Thank you to Pedro for this tea, which has turned out to be one of my favourite teas from Chenyuan Hao. From the image below, you can see the tea is a blend, and indeed it has components from Yiwu, Mansa, Manzhuang, Youle, Gedeng and Yibang. The combination of strong energy, which I have gotten from several CYH teas, and full dense complex flavour, which is often “lacking” in single-origin productions, really brings this tea over the top for me.

After arriving from Taiwan, I let the tea heat up in the hotbox for a week or so before breaking into the cake. The dry leaf had an old book aspect, not musty, no geosmin, totally clean, natural, woody, aroma.

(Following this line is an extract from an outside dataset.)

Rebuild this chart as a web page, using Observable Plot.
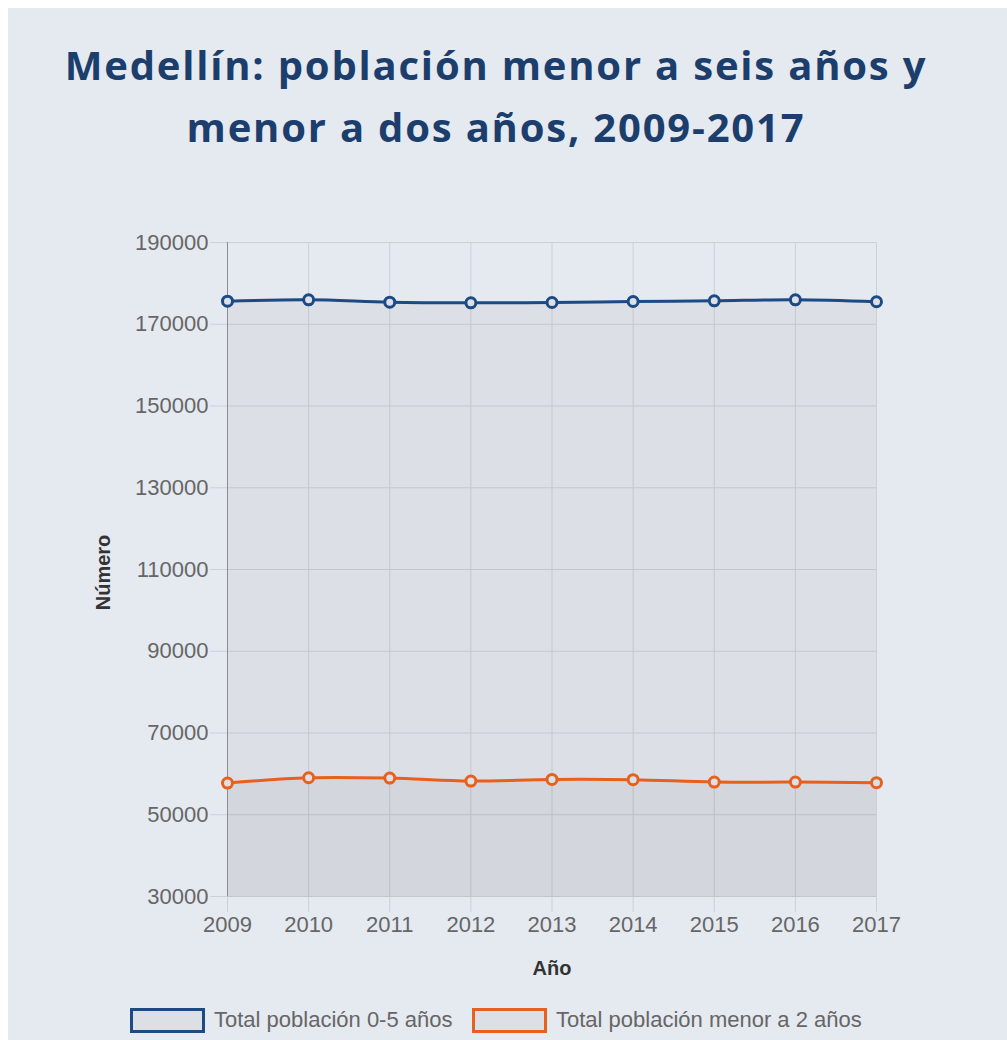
<!DOCTYPE html>
<html>
<head>
<meta charset="utf-8">
<script src="https://cdn.jsdelivr.net/npm/d3@7"></script>
<script src="https://cdn.jsdelivr.net/npm/@observablehq/plot@0.6"></script>
<style>
  html, body { margin: 0; padding: 0; background: #ffffff; }
  #panel { position: absolute; left: 8px; top: 8px; width: 999px; height: 1032px; background: #e5e9f0; }
  #title { position: absolute; left: 0; top: 34px; width: 992px; text-align: center;
    font-family: "Open Sans", Lato, sans-serif; font-weight: 700; font-size: 40px; line-height: 62px; color: #1b3e6d; letter-spacing: 1.8px; }
  #chart { position: absolute; left: 0; top: 200px; }
  #legend { position: absolute; left: 0; top: 1007px; width: 1007px; font-family: "Liberation Sans", Arial, sans-serif; font-size: 22px; color: #666; }
  .item { position: absolute; top: 0; display: flex; align-items: center; }
  .box { width: 69px; height: 19px; border: 3px solid; background: #dcdfe6; margin-right: 9px; }
</style>
</head>
<body>
<div id="panel"></div>
<div id="title">Medellín: población menor a seis años y<br>menor a dos años, 2009-2017</div>
<div id="chart"></div>
<div id="legend"></div>
<script>
const years = [2009, 2010, 2011, 2012, 2013, 2014, 2015, 2016, 2017];
const totalCeroCinco = [175650, 175980, 175400, 175250, 175320, 175570, 175740, 175980, 175500];
const totalMenorDos = [57750, 59050, 58970, 58230, 58650, 58580, 57990, 57990, 57840];
const yTicks = [30000, 50000, 70000, 90000, 110000, 130000, 150000, 170000, 190000];
const seriesNames = ["Total población 0-5 años", "Total población menor a 2 años"];
const seriesColors = ["#1b4a84", "#e8601c"];

const rows = [];
years.forEach((yr, i) => {
  rows.push({year: yr, value: totalCeroCinco[i], serie: seriesNames[0]});
  rows.push({year: yr, value: totalMenorDos[i], serie: seriesNames[1]});
});

const gridColor = "#cdd0d7";
const chart = Plot.plot({
  width: 1007,
  height: 790,
  marginLeft: 227,
  marginRight: 131,
  marginTop: 42,
  marginBottom: 94,
  style: {background: "transparent", fontFamily: "'Liberation Sans', Arial, sans-serif", fontSize: "22px", color: "#666"},
  x: {domain: [2009, 2017], ticks: years, tickFormat: d => String(d)},
  y: {domain: [30000, 190000], ticks: yTicks, tickFormat: d => String(d)},
  color: {domain: seriesNames, range: seriesColors},
  marks: [
    Plot.gridX(years, {stroke: gridColor, strokeOpacity: 1}),
    Plot.gridY(yTicks, {stroke: gridColor, strokeOpacity: 1}),
    Plot.areaY(rows, {x: "year", y1: 30000, y2: "value", z: "serie", fill: "#000", fillOpacity: 0.04, curve: "catmull-rom"}),
    Plot.axisX(years, {tickSize: 16, tickPadding: 4, stroke: gridColor, label: null, fill: "#666", tickFormat: d => String(d)}),
    Plot.axisY(yTicks, {tickSize: 17, tickPadding: 2, stroke: gridColor, label: null, fill: "#666", tickFormat: d => String(d)}),
    Plot.ruleY([30000], {stroke: "#c2c5cc"}),
    Plot.ruleX([2009], {stroke: "#8a8d92"}),
    Plot.line(rows, {x: "year", y: "value", z: "serie", stroke: "serie", strokeWidth: 3, curve: "catmull-rom"}),
    Plot.dot(rows, {x: "year", y: "value", stroke: "serie", strokeWidth: 3, r: 5, fill: "#dde0e7"}),
    Plot.text(["Número"], {frameAnchor: "left", dx: -124, dy: 3, rotate: -90, textAnchor: "middle", fontWeight: "bold", fill: "#333", fontSize: 20}),
    Plot.text(["Año"], {frameAnchor: "bottom", dy: 78, fontWeight: "bold", fill: "#333", fontSize: 20})
  ]
});
document.getElementById("chart").appendChild(chart);

const legend = document.getElementById("legend");
const lefts = [130, 472];
seriesNames.forEach((name, i) => {
  const it = document.createElement("div");
  it.className = "item";
  it.style.left = lefts[i] + "px";
  const b = document.createElement("div");
  b.className = "box";
  b.style.borderColor = seriesColors[i];
  const t = document.createElement("span");
  t.textContent = name;
  it.appendChild(b); it.appendChild(t);
  legend.appendChild(it);
});
</script>
</body>
</html>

  1. Bittersweet. Thick. Clearing the neck. Rear throat fullness quite striking.
  2. Dense orange. Thick. Juicy aftertaste.
  3. Thick, pure style, refined style. Dense taste. Very nice storage, none of the minty storage taste, no geosmin, no black tea taste (which I often gripe about with CYH) and only the tiniest wisp of a rose incense taste, basically perfect storage in my book.
  4. Building intensity. Heat in the face. Full mouthcoat. Long aftertaste. Deep breathing. Very pleasant frisson and warmth throughout body.
  5. More aged profile, very strong heating in the chest, back, arms and hands. Whole body warmth. Calm alertness. Clarity vision.
  6. Dark character, more like mid-aged Manzhuan, not like the CYH SPH, more like the CYH Manzhuan. Superb sweet and briny edge to the taste. Face frisson
  7. Some bitterness and sweetness. Almost no resinous aroma on the empty cup.
  8. Continues to be excellent. Some incense ash in the empty cup, but not pungent, not resinous. More like Bhutanese sweet incense ash.

This is still an early impression, but this tea really wowed me. It’s like the very best of the Yangqing Hao teas but without any intrusive storage notes, more activity, more bitterness, and more complexity in the taste. Very dense taste, which maintains its interest as the blend progresses in the steeps. I was particularly happy with the bittersweet arrival with oily sweet-briny edges in the flavour. The energy is very pleasant, with expansive full-body heating and flow, but not overwhelming and it doesn’t seem to give everything up in the first couple of steeps. Taiwan storage has been very good indeed in this case, and it seems to have plenty of strength to carry it forward in time. I did notice that it lacks resinous content however, the empty cup aroma was drier and not pungent in my initial sessions. Also it has very low astringency in comparison to the bitterness. I am not sure what this indicates but it will be interesting to observe how it evolves.